* start Data provided *

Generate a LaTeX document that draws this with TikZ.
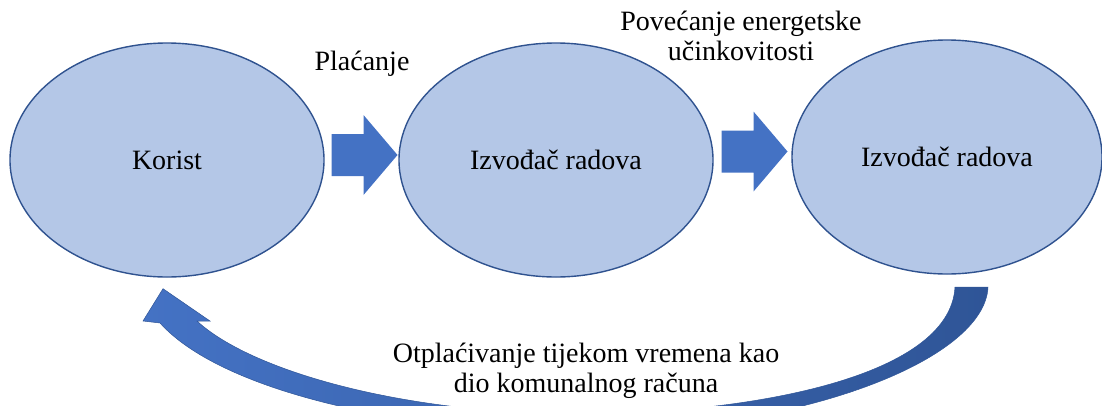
\documentclass[tikz,border=0pt]{standalone}
\usepackage{fontspec}
\setmainfont{Liberation Serif}
\usetikzlibrary{shapes.geometric}
\usetikzlibrary{calc}

\definecolor{ellfill}{RGB}{180,199,231}
\definecolor{elldraw}{RGB}{47,82,143}
\definecolor{arrowlight}{RGB}{68,114,196}
\definecolor{arrowdark}{RGB}{47,85,151}

\tikzset{
  stage/.style={ellipse, draw=elldraw, fill=ellfill, line width=1.4pt,
    minimum width=314pt, minimum height=234pt, inner sep=0pt},
  pics/blockarr/.style={code={
    \fill[arrowlight] (-33,-21) -- (-1,-21) -- (-1,-40) -- (33,0)
      -- (-1,40) -- (-1,21) -- (-33,21) -- cycle;}}
}

\begin{document}
\begin{tikzpicture}[x=1pt, y=-1pt, font=\fontsize{28}{30}\selectfont]
            \useasboundingbox (0,0) rectangle (1102,405);
            \clip (0,0) rectangle (1102,405);
            % the three stages
            \node[stage] (korist) at (167,160) {Korist};
            \node[stage] (izvodac) at (556,160) {Izvođač radova};
            \node[stage, minimum width=310pt] (ucinak) at (947,157) {Izvođač radova};
            % block arrows between the stages
            \coordinate (p1) at ($(korist.east)!0.5!(izvodac.west)+(3,-5)$);
            \coordinate (p2) at ($(izvodac.east)!0.5!(ucinak.west)+(2,-7)$);
            \pic at (p1) {blockarr};
            \pic at (p2) {blockarr};
            \node (placanje) at (362,64) {Plaćanje};
            \node[align=center] (povecanje) at (741,36) {Povećanje energetske\\učinkovitosti};
            % curved return arrow
            \coordinate (tip) at ($(korist.south)+(-4,11)$);
            \shade[left color=arrowlight, right color=arrowdark, draw=arrowdark, line width=0.5pt]
              (tip) -- (210,321) -- (197,321)
              .. controls (250,370) and (400,414) .. (580,414)
              .. controls (740,414) and (950,380) .. (955,287)
              -- (988,287)
              .. controls (985,360) and (800,432) .. (580,432)
              .. controls (400,432) and (220,390) .. (160,323)
              -- (143,321) -- cycle;
            \node[align=center] (otplata) at (586,371) {Otplaćivanje tijekom vremena kao\\dio komunalnog računa};
        \end{tikzpicture}
\end{document}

* end Data provided *

Exercise brief >> Repeat the material above verbatim. Leave the pictures behind.

Answer to this exercise >>
Generate a LaTeX document that draws this with TikZ.
\documentclass[tikz,border=0pt]{standalone}
\usepackage{fontspec}
\setmainfont{Liberation Serif}
\usetikzlibrary{shapes.geometric}
\usetikzlibrary{calc}

\definecolor{ellfill}{RGB}{180,199,231}
\definecolor{elldraw}{RGB}{47,82,143}
\definecolor{arrowlight}{RGB}{68,114,196}
\definecolor{arrowdark}{RGB}{47,85,151}

\tikzset{
  stage/.style={ellipse, draw=elldraw, fill=ellfill, line width=1.4pt,
    minimum width=314pt, minimum height=234pt, inner sep=0pt},
  pics/blockarr/.style={code={
    \fill[arrowlight] (-33,-21) -- (-1,-21) -- (-1,-40) -- (33,0)
      -- (-1,40) -- (-1,21) -- (-33,21) -- cycle;}}
}

\begin{document}
\begin{tikzpicture}[x=1pt, y=-1pt, font=\fontsize{28}{30}\selectfont]
            \useasboundingbox (0,0) rectangle (1102,405);
            \clip (0,0) rectangle (1102,405);
            % the three stages
            \node[stage] (korist) at (167,160) {Korist};
            \node[stage] (izvodac) at (556,160) {Izvođač radova};
            \node[stage, minimum width=310pt] (ucinak) at (947,157) {Izvođač radova};
            % block arrows between the stages
            \coordinate (p1) at ($(korist.east)!0.5!(izvodac.west)+(3,-5)$);
            \coordinate (p2) at ($(izvodac.east)!0.5!(ucinak.west)+(2,-7)$);
            \pic at (p1) {blockarr};
            \pic at (p2) {blockarr};
            \node (placanje) at (362,64) {Plaćanje};
            \node[align=center] (povecanje) at (741,36) {Povećanje energetske\\učinkovitosti};
            % curved return arrow
            \coordinate (tip) at ($(korist.south)+(-4,11)$);
            \shade[left color=arrowlight, right color=arrowdark, draw=arrowdark, line width=0.5pt]
              (tip) -- (210,321) -- (197,321)
              .. controls (250,370) and (400,414) .. (580,414)
              .. controls (740,414) and (950,380) .. (955,287)
              -- (988,287)
              .. controls (985,360) and (800,432) .. (580,432)
              .. controls (400,432) and (220,390) .. (160,323)
              -- (143,321) -- cycle;
            \node[align=center] (otplata) at (586,371) {Otplaćivanje tijekom vremena kao\\dio komunalnog računa};
        \end{tikzpicture}
\end{document}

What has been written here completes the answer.